C’est sans importance. Il fait beau, très doux, je suis là, c’est dimanche et je ne croise presque personne que quelques promeneurs masqués au milieu du jardin entretenu et propre. Je me suis promis de lire les panneaux qui rappellent le nom de chaque plante, de jeter un œil régulier à la mer si calme et si belle dans la lumière du matin, de flâner sur ces trottoirs sans mégots et sans crasse, d’avoir l’œil attentif, d’espérer mon manteau et mon écharpe inutiles quand viendront les heures méridiennes, et que je me retrouverai dans ce périmètre dicté par le calcaire où la richesse a fini par s’assoir avec les hommes qui se bâtissent des royaumes. C’est un petit Oreopanax à feuilles de nénuphar, avec ses jolies couleurs d’automne, qui pousse ici sans craindre le froid d’Europe ; plus loin, un Echinocactus, aussi justement appelé coussin de belle-mère,venu du Mexique ; un petit Yucca gloriosa qui frétille fraîchement dans le vent qui s’est levé ; un cactus du Pérou, le Cylindropuntia, avec une tête qui respecte bien son genre et qui frise le classique ; d’autres, d’une autre espèce sans doute, qui doivent bien atteindre trois mètres, et dont les extrémités feuillues se divisent en quatre, perpendiculaires comme des points cardinaux, qui viennent de Bolivie – des Cleistocactus si je ne me trompe pas ; pour finir, des Euphorbia trigona importés d’Inde.

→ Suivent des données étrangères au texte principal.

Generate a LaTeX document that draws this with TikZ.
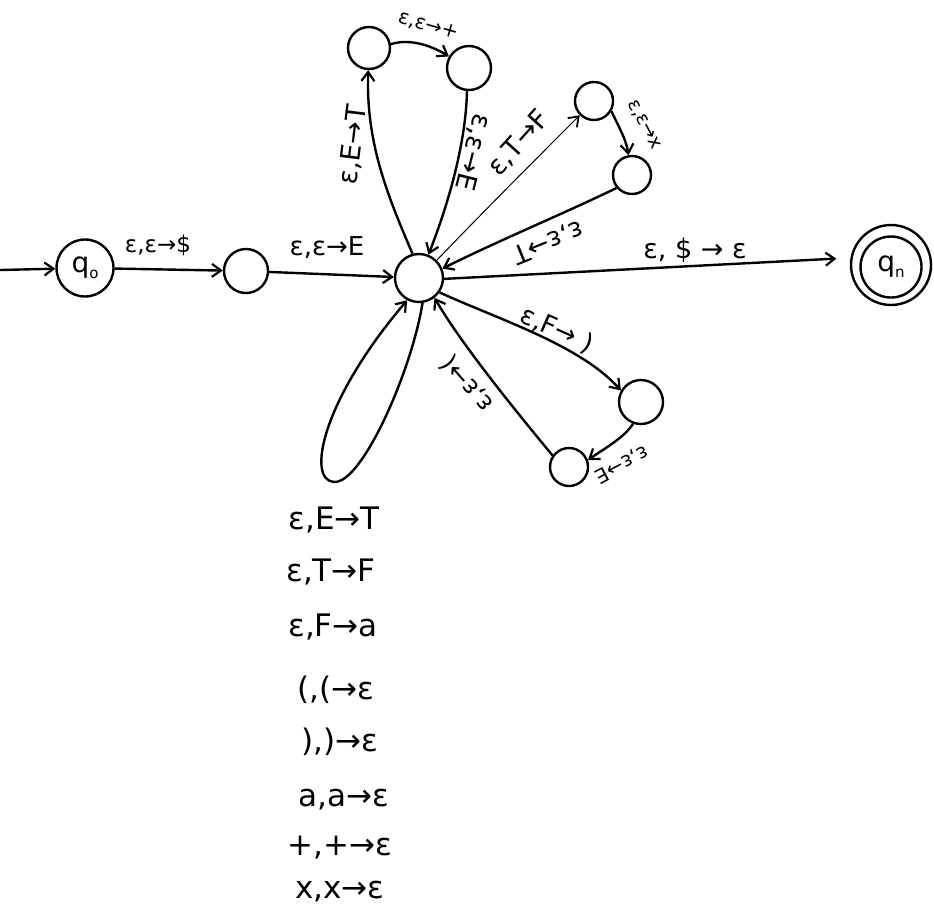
\documentclass[tikz,border=0pt]{standalone}
\usepackage{fontspec}
\setmainfont{DejaVu Sans}
\usetikzlibrary{arrows.meta}
\begin{document}
\begin{tikzpicture}[x=1pt,y=-1pt,
  st/.style={circle,draw,line width=2.4pt,minimum size=#1,inner sep=0pt},
  st/.default=44pt,
  ed/.style={line width=2.4pt,-{Straight Barb[length=9pt,width=13pt,line width=2.2pt]}},
  thined/.style={line width=1pt,-{Straight Barb[length=9pt,width=13pt,line width=1.8pt]}},
  lab/.style={font=\fontsize{#1}{#1}\selectfont,inner sep=0pt},
  lab/.default=22,
  big/.style={font=\fontsize{31}{31}\selectfont,inner sep=0pt}]
\useasboundingbox (0,0) rectangle (934,914);

% states
\node[st=57pt,font=\fontsize{28}{28}\selectfont] (q0) at (85,268) {q\raisebox{-6pt}{\fontsize{15}{15}\selectfont o}};
\node[st=44pt] (s1) at (246,271) {};
\node[st=48pt] (C) at (419,278) {};
\node[st=42pt] (A) at (369,48) {};
\node[st=44pt] (B) at (469,68) {};
\node[st=38pt] (D) at (594,101) {};
\node[st=38pt] (E) at (632,175) {};
\node[st=44pt] (G) at (641,402) {};
\node[st=38pt] (H) at (569,467) {};
\node[st=80pt] (qf) at (891,265) {};
\node[st=61pt,font=\fontsize{28}{28}\selectfont] (qfin) at (891,267) {q\raisebox{-6pt}{\fontsize{15}{15}\selectfont n}};
\coordinate (start) at (0,270);
\coordinate (lb) at (334,482);

% edges
\draw[ed] (start) -- (q0);
\draw[ed] (q0) -- (s1);
\draw[ed] (s1) -- (C);
\draw[ed] (C.105) .. controls (385,190) and (366,140) .. (A.-92);
\draw[ed] (A.10) .. controls (410,38) and (432,46) .. (B.150);
\draw[ed] (B.-95) .. controls (466,140) and (450,200) .. (C.68);
\draw[thined] (C.45) .. controls (485,210) and (535,160) .. (D.-135);
\draw[ed] (D.-30) .. controls (616,122) and (626,138) .. (E.100);
\draw[ed] (E.-140) .. controls (565,213) and (500,240) .. (C.22);
\draw[ed,shorten >=14pt] (C.-2) -- (qf.170);
\draw[ed] (C.-35) .. controls (500,320) and (580,345) .. (G.150);
\draw[ed] (G.-110) .. controls (624,438) and (602,450) .. (H.20);
\draw[ed] (H.145) .. controls (515,410) and (462,345) .. (C.-52);
\draw[ed] (C.-82) .. controls (412,370) and (362,484) .. (lb)
          .. controls (306,480) and (322,400) .. (C.-118);

% edge labels
\node[lab=23] (l1) at (158,245) {ε,ε→\$};
\node[lab=26] (l2) at (327,248) {ε,ε→E};
\node[lab=27,rotate=83] (l3) at (353,145) {ε,E→T};
\node[lab=20,rotate=-16] (l4) at (428,26) {ε,ε→+};
\node[lab=27,rotate=-104] (l5) at (473,152) {ε,ε→E};
\node[lab=27,rotate=48] (l6) at (519,143) {ε,T→F};
\node[lab=19,rotate=-62] (l7) at (644,125) {ε,ε→x};
\node[lab=26,rotate=202] (l8) at (548,242) {ε,ε→T};
\node[lab=27] (l9) at (695,250) {ε, \$ → ε};
\node[lab=26,rotate=-24] (l10) at (557,330) {ε,F→ )};
\node[lab=20,rotate=208] (l11) at (622,464) {ε,ε→E};
\node[lab=25,rotate=131] (l12) at (467,384) {ε,ε→(};

% self-loop labels
\node[big] (t1) at (334,520) {ε,E→T};
\node[big] (t2) at (331,572) {ε,T→F};
\node[big] (t3) at (333,627) {ε,F→a};
\node[big] (t4) at (336,690) {(,(→ε};
\node[big] (t5) at (340,742) {),)→ε};
\node[big] (t6) at (344,800) {a,a→ε};
\node[big] (t7) at (340,848) {+,+→ε};
\node[big] (t8) at (340,892) {x,x→ε};
\end{tikzpicture}
\end{document}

Des Cleistocactus de Bolivie au second plan, avec leurs extrémités si particulières.

Je suis sorti du jardin. Sur la PIACA D’U PALACI, des soldats paradent sous le soleil et les smartphones, le pas bien cadencé, les ordres clairs, la main gantée d’imaculé derrière le dos, la paume tournée vers nous quand vient le « Repos ! » de celui qui commande. « Arme ? Portée ! Arme ? Reposée ! » Etc. Pantalons bleus avec un liseré rouge, la veste noire, ceinture et guêtres blanches ; tambours et trompettes dans l’arrière-plan des cloches qui dissonent. Et puis les soldats rentrent, et les gens s’en vont d’ombre et de froid. J’espérais voir le Prince mais personne n’est sorti saluer la foule. Je regarde de temps en temps en l’air, vers les collines, mais je ne retrouve que la pointe arrondie de l’observatoire, et nulle part celle du Trophée.

Le port de Fontvieille, avec au fond la Tête de Chien.

Je poursuis un peu au hasard d’une rue, surpris de tous ces logos Ferrari qui débordent des boutiques de souvenirs, de toutes ces façades sans une égratignure, peintes comme de jolies maquettes construites avec une minutie de passionné, cherchant le soleil avec leurs couleurs franches et chaudes, avec parfois quelques portes ouvragées et anciennes. J’achète une foccacia et un cookie parce que c’est l’heure, j’écoute les italiens déambuler et quelques voix françaises ; je suis retourné sous le soleil devant le palais, et un gabian grincheux et aussi propre que le reste me regarde avec son œil cerné et liseré comme le soldat d’un fil de corail orangé, un peu vilain, donnant de la gorge doucement mais fermement pour me rappeler ce que je dois faire, ce qui me pousse à lui répondre un peu d’égal à égal, en grognant comme lui, alors que ma foccacia diminue dangereusement sous son regard figé, que la graisse me complique l’usage des doigts, qu’il tourne un peu en rond, un peu furieux, avec ses pattes comme du caoutchouc à l’aise sur toutes les surfaces. Sur la place, les enfants se précipitent sur les canons, excités par les vieux boulets figés et entassés sur le macadam lisse ; ils s’agripent aux tubes, se mettent en scène le cri plein de rire avec le petit ou le grand frère, mettent les mains partout, sans doute surpris par la fraîcheur du bronze. Ça y est, je pourrais retirer mon manteau. Un soldat s’approche, reprend les parents d’un enfant à califourchon ; la mère saisit le téméraire, toute en excuses.